Information shown —
☆ ☆ ☆

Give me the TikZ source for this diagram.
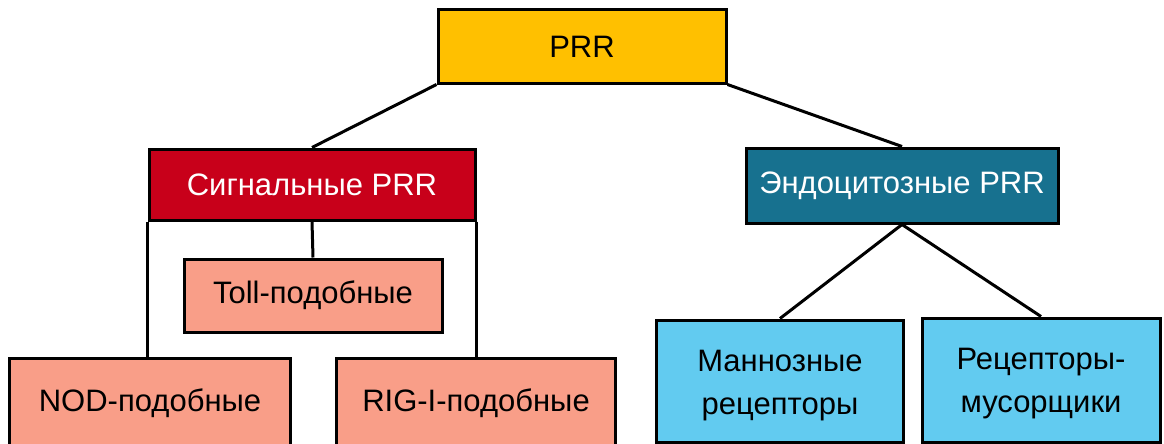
\documentclass[tikz,border=0pt]{standalone}
\usepackage{fontspec}
\setmainfont{Liberation Sans}
\definecolor{prryellow}{HTML}{FFC000}
\definecolor{sigred}{HTML}{C8001A}
\definecolor{endoblue}{HTML}{17718F}
\definecolor{salmon}{HTML}{F99E88}
\definecolor{lightblue}{HTML}{62CBF0}
\begin{document}
\begin{tikzpicture}[x=1pt,y=-1pt,
  box/.style={draw=black, line width=3pt, inner sep=0pt, font=\fontsize{31}{43}\selectfont, align=center},
  txt/.style={inner sep=0pt, font=\fontsize{31}{43}\selectfont, align=center},
  conn/.style={draw=black, line width=3pt}]
\useasboundingbox (0,0) rectangle (1164,444);
\node[box, fill=prryellow, minimum width=288pt, minimum height=73pt] (prr) at (582,46.5) {PRR};
\node[box, fill=sigred, text=white, minimum width=326pt, minimum height=71pt] (sig) at (312,184.5) {Сигнальные PRR};
\node[box, fill=endoblue, text=white, minimum width=312pt, minimum height=75pt] (endo) at (902,185.5) {Эндоцитозные PRR};
\node[box, fill=salmon, minimum width=258pt, minimum height=73pt] (toll) at (313,295.5) {Toll-подобные};
\node[box, fill=salmon, minimum width=281pt, minimum height=90pt] (nod) at (150,403) {NOD-подобные};
\node[box, fill=salmon, minimum width=279pt, minimum height=90pt] (rig) at (476,403) {RIG-I-подобные};
\node[box, fill=lightblue, minimum width=247pt, minimum height=122pt] (man) at (780,381) {};
\node[txt] (mantext) at (780,386) {Маннозные\\рецепторы};
\node[box, fill=lightblue, minimum width=238pt, minimum height=124pt] (scav) at (1041,380) {};
\node[txt] (scavtext) at (1041,384) {Рецепторы-\\мусорщики};
\draw[conn] (prr.south west) -- (sig.north);
\draw[conn] (prr.south east) -- (endo.north);
\draw[conn] (sig.south) -- (toll.north);
\draw[conn] (sig.south west) -- (sig.south west |- nod.north);
\draw[conn] (sig.south east) -- (sig.south east |- rig.north);
\draw[conn] (endo.south) -- (man.north);
\draw[conn] (endo.south) -- (scav.north);
\end{tikzpicture}
\end{document}
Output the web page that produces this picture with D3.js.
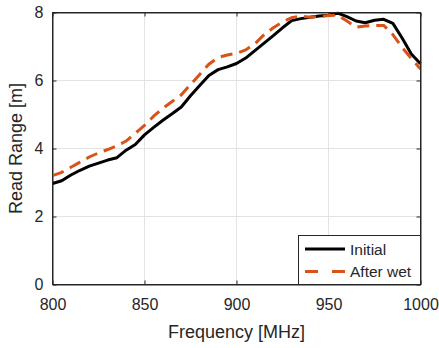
<!DOCTYPE html>
<html>
<head>
<meta charset="utf-8">
<script src="https://cdn.jsdelivr.net/npm/d3@7"></script>
<style>
  body { margin: 0; background: #fff; }
  text { font-family: "Liberation Sans", Arial, sans-serif; fill: #262626; }
</style>
</head>
<body>
<svg id="chart" width="439" height="348"></svg>
<script>
// frequency in MHz, read range in m
var freqs = [800, 805, 810, 815, 820, 825, 830, 835, 840, 845, 850, 855, 860, 865, 870,
  875, 880, 885, 890, 895, 900, 905, 910, 915, 920, 925, 930, 935, 940, 945, 950,
  955, 960, 965, 970, 975, 980, 985, 990, 995, 1000]
var initial = [2.97, 3.05, 3.22, 3.36, 3.48, 3.57, 3.66, 3.73, 3.95, 4.12, 4.40, 4.62, 4.83,
  5.02, 5.22, 5.55, 5.85, 6.15, 6.32, 6.40, 6.50, 6.66, 6.88, 7.10, 7.32, 7.55, 7.76,
  7.82, 7.86, 7.90, 7.92, 7.98, 7.88, 7.75, 7.70, 7.77, 7.80, 7.68, 7.25, 6.78, 6.49]
var afterWet = [3.20, 3.30, 3.45, 3.60, 3.75, 3.87, 3.97, 4.08, 4.22, 4.45, 4.68, 4.95, 5.18,
  5.38, 5.58, 5.88, 6.18, 6.48, 6.68, 6.75, 6.80, 6.90, 7.08, 7.35, 7.55, 7.72, 7.85,
  7.90, 7.86, 7.88, 7.91, 7.92, 7.75, 7.57, 7.60, 7.62, 7.62, 7.35, 6.97, 6.65, 6.34]
var xTicks = [800, 850, 900, 950, 1000]
var yTicks = [0, 2, 4, 6, 8]
var seriesNames = ['Initial', 'After wet']

;(function() {
  var left = 52.5, right = 420.5, plotTop = 12.5, bottom = 284.5
  var axisColor = '#262626'

  var svg = d3.select('#chart')

  var x = d3.scaleLinear().domain([800, 1000]).range([left, right])
  var y = d3.scaleLinear().domain([0, 8]).range([bottom, plotTop])

  // grid
  svg.append('g').selectAll('line').data(xTicks.slice(1, -1)).enter().append('line')
    .attr('x1', d => x(d)).attr('x2', d => x(d))
    .attr('y1', plotTop).attr('y2', bottom)
    .attr('stroke', '#e3e3e3').attr('stroke-width', 1)
  svg.append('g').selectAll('line').data(yTicks.slice(1, -1)).enter().append('line')
    .attr('x1', left).attr('x2', right)
    .attr('y1', d => y(d)).attr('y2', d => y(d))
    .attr('stroke', '#e3e3e3').attr('stroke-width', 1)

  // axes
  var xAxis = d3.axisBottom(x).tickValues(xTicks).tickFormat(d3.format('d'))
    .tickSizeInner(-4).tickSizeOuter(0).tickPadding(14)
  var yAxis = d3.axisLeft(y).tickValues(yTicks).tickSizeInner(-4).tickSizeOuter(0).tickPadding(9)
  svg.append('g').attr('transform', 'translate(0,' + bottom + ')').call(xAxis)
  svg.append('g').attr('transform', 'translate(' + left + ',0)').call(yAxis)
  svg.append('g').attr('transform', 'translate(0,' + plotTop + ')')
    .call(d3.axisTop(x).tickValues(xTicks).tickSizeInner(-4).tickSizeOuter(0).tickFormat(''))
  svg.append('g').attr('transform', 'translate(' + right + ',0)')
    .call(d3.axisRight(y).tickValues(yTicks).tickSizeInner(-4).tickSizeOuter(0).tickFormat(''))
  svg.selectAll('.domain, .tick line').attr('stroke', axisColor)
  svg.selectAll('.tick text').attr('font-size', 16).attr('fill', axisColor)
    .style('font-family', '"Liberation Sans", Arial, sans-serif')

  // lines
  var line = d3.line().x((d, i) => x(freqs[i])).y(d => y(d))
  var plot = svg.append('g')
  plot.append('path').datum(initial).attr('d', line)
    .attr('fill', 'none').attr('stroke', '#000').attr('stroke-width', 3)
    .attr('stroke-linejoin', 'round')
  plot.append('path').datum(afterWet).attr('d', line)
    .attr('fill', 'none').attr('stroke', '#D95319').attr('stroke-width', 3)
    .attr('stroke-dasharray', '12,7')

  // box on top of the lines
  svg.append('rect').attr('x', left).attr('y', plotTop)
    .attr('width', right - left).attr('height', bottom - plotTop)
    .attr('fill', 'none').attr('stroke', axisColor).attr('stroke-width', 1)

  // axis titles
  svg.append('text').attr('x', (left + right) / 2).attr('y', 338)
    .attr('text-anchor', 'middle').attr('font-size', 18).text('Frequency [MHz]')
  svg.append('text').attr('transform', 'translate(22,' + ((plotTop + bottom) / 2) + ') rotate(-90)')
    .attr('text-anchor', 'middle').attr('font-size', 18).text('Read Range [m]')

  // legend
  var legend = svg.append('g')
  legend.append('rect').attr('x', 298.5).attr('y', 235.5).attr('width', 122).attr('height', 49)
    .attr('fill', '#fff').attr('stroke', axisColor).attr('stroke-width', 1)
  var rows = legend.selectAll('g.row').data(seriesNames).enter().append('g')
    .attr('transform', (d, i) => 'translate(0,' + (249 + i * 22.5) + ')')
  rows.append('line').attr('x1', 305).attr('x2', 345).attr('y1', 0).attr('y2', 0)
    .attr('stroke', (d, i) => i ? '#D95319' : '#000').attr('stroke-width', 3)
    .attr('stroke-dasharray', (d, i) => i ? '13,14' : null)
  rows.append('text').attr('x', 350).attr('y', 5.5).attr('font-size', 15.5).text(d => d)
})()
</script>
</body>
</html>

☆ ☆ ☆

Your objective —
Provide only the number of lines in the records containing the string "this".

Worked answer —
2